### Provided data
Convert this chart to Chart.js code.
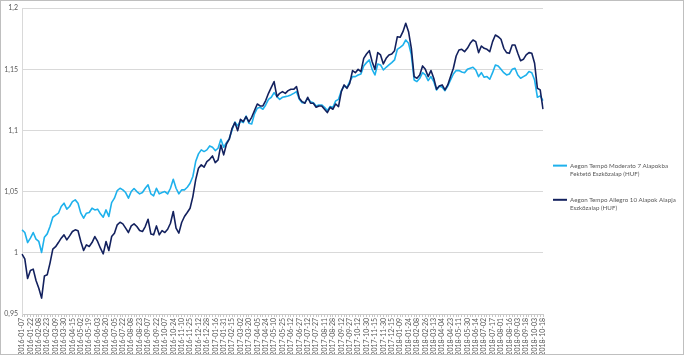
<!DOCTYPE html>
<html>
<head>
<meta charset="utf-8">
<script src="https://cdn.jsdelivr.net/npm/chart.js@4.4.0/dist/chart.umd.min.js"></script>
<style>
html,body{margin:0;padding:0;background:#fff;}
#wrap{width:684px;height:355px;position:relative;}
</style>
</head>
<body>
<div id="wrap"><canvas id="c"></canvas></div>
<script>
// Tick labels shown on the category axis (one every third data point)
const tickLabels = [
'2016-01-07','2016-01-22','2016-02-08','2016-02-23','2016-03-09','2016-03-30','2016-04-15','2016-05-02','2016-05-19','2016-06-03',
'2016-06-20','2016-07-05','2016-07-22','2016-08-08','2016-08-23','2016-09-07','2016-09-22','2016-10-07','2016-10-24','2016-11-10',
'2016-11-25','2016-12-12','2016-12-28','2017-01-16','2017-01-31','2017-02-15','2017-03-02','2017-03-20','2017-04-05','2017-04-24',
'2017-05-10','2017-05-25','2017-06-12','2017-06-27','2017-07-12','2017-07-27','2017-08-11','2017-08-28','2017-09-12','2017-09-27',
'2017-10-12','2017-10-30','2017-11-15','2017-11-30','2017-12-15','2018-01-09','2018-01-24','2018-02-08','2018-02-26','2018-03-13',
'2018-04-04','2018-04-23','2018-05-11','2018-05-30','2018-06-14','2018-07-02','2018-07-17','2018-08-01','2018-08-16','2018-09-03',
'2018-09-18','2018-10-03','2018-10-18'
];
const pointsPerTick = 3;

// Aegon Tempó Moderato 7 (light blue)
const moderato = [
1.0188,1.0166,1.0084,1.0120,1.0166,1.0112,1.0093,1.0003,1.0128,1.0155,
1.0215,1.0291,1.0308,1.0324,1.0379,1.0406,1.0357,1.0379,1.0419,1.0433,
1.0406,1.0324,1.0283,1.0324,1.0330,1.0365,1.0351,1.0357,1.0319,1.0291,
1.0351,1.0297,1.0411,1.0447,1.0509,1.0528,1.0515,1.0493,1.0447,1.0501,
1.0526,1.0501,1.0482,1.0493,1.0528,1.0556,1.0482,1.0466,1.0528,1.0482,
1.0493,1.0501,1.0482,1.0528,1.0602,1.0528,1.0482,1.0515,1.0515,1.0536,
1.0569,1.0624,1.0746,1.0809,1.0842,1.0828,1.0842,1.0874,1.0863,1.0836,
1.0855,1.0929,1.0863,1.0901,1.0934,1.1005,1.1070,1.1038,1.1078,1.1065,
1.1119,1.1059,1.1054,1.1136,1.1182,1.1190,1.1174,1.1209,1.1255,1.1272,
1.1310,1.1277,1.1255,1.1272,1.1277,1.1283,1.1291,1.1304,1.1318,1.1255,
1.1228,1.1228,1.1264,1.1236,1.1228,1.1201,1.1209,1.1209,1.1190,1.1163,
1.1196,1.1190,1.1242,1.1255,1.1326,1.1364,1.1353,1.1400,1.1441,1.1441,
1.1454,1.1462,1.1528,1.1555,1.1577,1.1500,1.1454,1.1544,1.1536,1.1495,
1.1517,1.1536,1.1555,1.1577,1.1664,1.1680,1.1699,1.1740,1.1713,1.1618,
1.1413,1.1400,1.1427,1.1473,1.1454,1.1408,1.1441,1.1400,1.1332,1.1364,
1.1353,1.1326,1.1364,1.1413,1.1462,1.1490,1.1490,1.1479,1.1473,1.1500,
1.1509,1.1517,1.1495,1.1441,1.1473,1.1435,1.1441,1.1419,1.1473,1.1536,
1.1528,1.1500,1.1473,1.1454,1.1462,1.1500,1.1509,1.1454,1.1427,1.1441,
1.1454,1.1482,1.1473,1.1413,1.1272,1.1283,1.1245
];

// Aegon Tempo Allegro 10 (dark navy)
const allegro = [
0.9990,0.9950,0.9790,0.9856,0.9867,0.9774,0.9710,0.9630,0.9810,0.9820,
0.9916,1.0030,1.0050,1.0084,1.0120,1.0147,1.0106,1.0139,1.0174,1.0188,
1.0180,1.0093,1.0019,1.0065,1.0052,1.0084,1.0133,1.0093,1.0038,0.9992,
1.0093,1.0019,1.0133,1.0161,1.0229,1.0250,1.0237,1.0202,1.0166,1.0220,
1.0237,1.0215,1.0182,1.0174,1.0215,1.0275,1.0155,1.0147,1.0220,1.0147,
1.0182,1.0166,1.0193,1.0242,1.0338,1.0202,1.0161,1.0248,1.0297,1.0330,
1.0365,1.0460,1.0596,1.0692,1.0719,1.0700,1.0746,1.0765,1.0792,1.0738,
1.0760,1.0882,1.0801,1.0890,1.0929,1.1018,1.1065,1.0999,1.1092,1.1073,
1.1114,1.1070,1.1108,1.1163,1.1217,1.1201,1.1201,1.1245,1.1304,1.1353,
1.1400,1.1277,1.1304,1.1318,1.1304,1.1326,1.1337,1.1337,1.1359,1.1264,
1.1236,1.1223,1.1272,1.1223,1.1223,1.1190,1.1201,1.1201,1.1174,1.1147,
1.1190,1.1174,1.1217,1.1196,1.1318,1.1373,1.1345,1.1386,1.1490,1.1473,
1.1500,1.1481,1.1590,1.1626,1.1653,1.1563,1.1500,1.1637,1.1618,1.1544,
1.1590,1.1618,1.1626,1.1653,1.1767,1.1762,1.1808,1.1876,1.1808,1.1672,
1.1441,1.1427,1.1454,1.1528,1.1500,1.1441,1.1490,1.1427,1.1337,1.1364,
1.1373,1.1332,1.1373,1.1441,1.1509,1.1609,1.1658,1.1664,1.1645,1.1672,
1.1713,1.1740,1.1727,1.1637,1.1691,1.1672,1.1664,1.1645,1.1727,1.1781,
1.1767,1.1746,1.1672,1.1637,1.1631,1.1699,1.1699,1.1631,1.1571,1.1582,
1.1618,1.1637,1.1631,1.1550,1.1345,1.1332,1.1174
];

const seriesNames = [
  ['Aegon Tempó Moderato 7 Alapokba', 'Fektető Eszközalap (HUF)'],
  ['Aegon Tempo Allegro 10 Alapok Alapja', 'Eszközalap (HUF)']
];
const seriesColors = ['#1eb1ec', '#13215e'];
const yMin = 0.95, yMax = 1.2, yStep = 0.05;

const categories = moderato.map((_, i) => (i % pointsPerTick === 0 ? tickLabels[i / pointsPerTick] : ''));

const FONT = 'Lato, "Open Sans", sans-serif';
const TXT = '#595959';

const framePlugin = {
  id: 'frame',
  beforeDraw(chart) {
    const ctx = chart.ctx;
    ctx.save();
    ctx.fillStyle = '#ffffff';
    ctx.fillRect(0, 0, chart.width, chart.height);
    ctx.restore();
  },
  afterDraw(chart) {
    const ctx = chart.ctx;
    ctx.save();
    ctx.strokeStyle = '#bfbfbf';
    ctx.lineWidth = 1;
    ctx.strokeRect(0.5, 0.5, chart.width - 1, chart.height - 1);
    ctx.restore();
  }
};

new Chart(document.getElementById('c'), {
  type: 'line',
  data: {
    labels: categories,
    datasets: [
      { label: seriesNames[0].join(' '), data: moderato, borderColor: seriesColors[0], backgroundColor: seriesColors[0],
        borderWidth: 1.6, pointRadius: 0, tension: 0, order: 1, borderJoinStyle: 'round' },
      { label: seriesNames[1].join(' '), data: allegro, borderColor: seriesColors[1], backgroundColor: seriesColors[1],
        borderWidth: 1.6, pointRadius: 0, tension: 0, order: 0, borderJoinStyle: 'round' }
    ]
  },
  options: {
    responsive: true,
    maintainAspectRatio: false,
    animation: false,
    devicePixelRatio: 1,
    layout: { padding: { top: 5, right: 0, left: 0, bottom: 0 } },
    plugins: {
      tooltip: { enabled: false },
      legend: {
        position: 'right',
        align: 'center',
        maxWidth: 141,
        title: { display: true, text: '', padding: { top: 5, bottom: 4 } },
        labels: {
          usePointStyle: true,
          pointStyle: 'line',
          pointStyleWidth: 14,
          boxWidth: 13,
          boxHeight: 2,
          padding: 10,
          color: TXT,
          font: { family: FONT, size: 6.2, lineHeight: 1.3 },
          sort: (a, b) => a.datasetIndex - b.datasetIndex,
          generateLabels(chart) {
            const items = Chart.defaults.plugins.legend.labels.generateLabels(chart);
            items.forEach(it => { it.text = seriesNames[it.datasetIndex].concat(['']); it.lineWidth = 2; });
            return items;
          }
        }
      }
    },
    scales: {
      x: {
        type: 'category',
        offset: false,
        afterFit(scale) { scale.height = 41; },
        grid: { display: true, drawOnChartArea: false, drawTicks: true, tickLength: 3, color: '#c8c8c8' },
        border: { display: true, color: '#c8c8c8', width: 1 },
        ticks: {
          autoSkip: false,
          minRotation: 90,
          maxRotation: 90,
          padding: 1,
          color: TXT,
          font: { family: FONT, size: 7 },
          callback(value, index) { return categories[index]; }
        }
      },
      y: {
        min: yMin,
        max: yMax,
        afterFit(scale) { scale.width = 22; },
        grid: { color: '#d9d9d9', drawTicks: false, lineWidth: 1 },
        border: { display: true, color: '#d9d9d9' },
        ticks: {
          stepSize: yStep,
          padding: 4,
          color: TXT,
          font: { family: FONT, size: 7 },
          callback(v) { return String(+v.toFixed(2)).replace('.', ','); }
        }
      }
    }
  },
  plugins: [framePlugin]
});
</script>
</body>
</html>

### Challenge
Return the material line for line, from its beginning to the line that contains "const pointsPerTick = 3;", with the pictures left out.

### Task answer
Convert this chart to Chart.js code.
<!DOCTYPE html>
<html>
<head>
<meta charset="utf-8">
<script src="https://cdn.jsdelivr.net/npm/chart.js@4.4.0/dist/chart.umd.min.js"></script>
<style>
html,body{margin:0;padding:0;background:#fff;}
#wrap{width:684px;height:355px;position:relative;}
</style>
</head>
<body>
<div id="wrap"><canvas id="c"></canvas></div>
<script>
// Tick labels shown on the category axis (one every third data point)
const tickLabels = [
'2016-01-07','2016-01-22','2016-02-08','2016-02-23','2016-03-09','2016-03-30','2016-04-15','2016-05-02','2016-05-19','2016-06-03',
'2016-06-20','2016-07-05','2016-07-22','2016-08-08','2016-08-23','2016-09-07','2016-09-22','2016-10-07','2016-10-24','2016-11-10',
'2016-11-25','2016-12-12','2016-12-28','2017-01-16','2017-01-31','2017-02-15','2017-03-02','2017-03-20','2017-04-05','2017-04-24',
'2017-05-10','2017-05-25','2017-06-12','2017-06-27','2017-07-12','2017-07-27','2017-08-11','2017-08-28','2017-09-12','2017-09-27',
'2017-10-12','2017-10-30','2017-11-15','2017-11-30','2017-12-15','2018-01-09','2018-01-24','2018-02-08','2018-02-26','2018-03-13',
'2018-04-04','2018-04-23','2018-05-11','2018-05-30','2018-06-14','2018-07-02','2018-07-17','2018-08-01','2018-08-16','2018-09-03',
'2018-09-18','2018-10-03','2018-10-18'
];
const pointsPerTick = 3;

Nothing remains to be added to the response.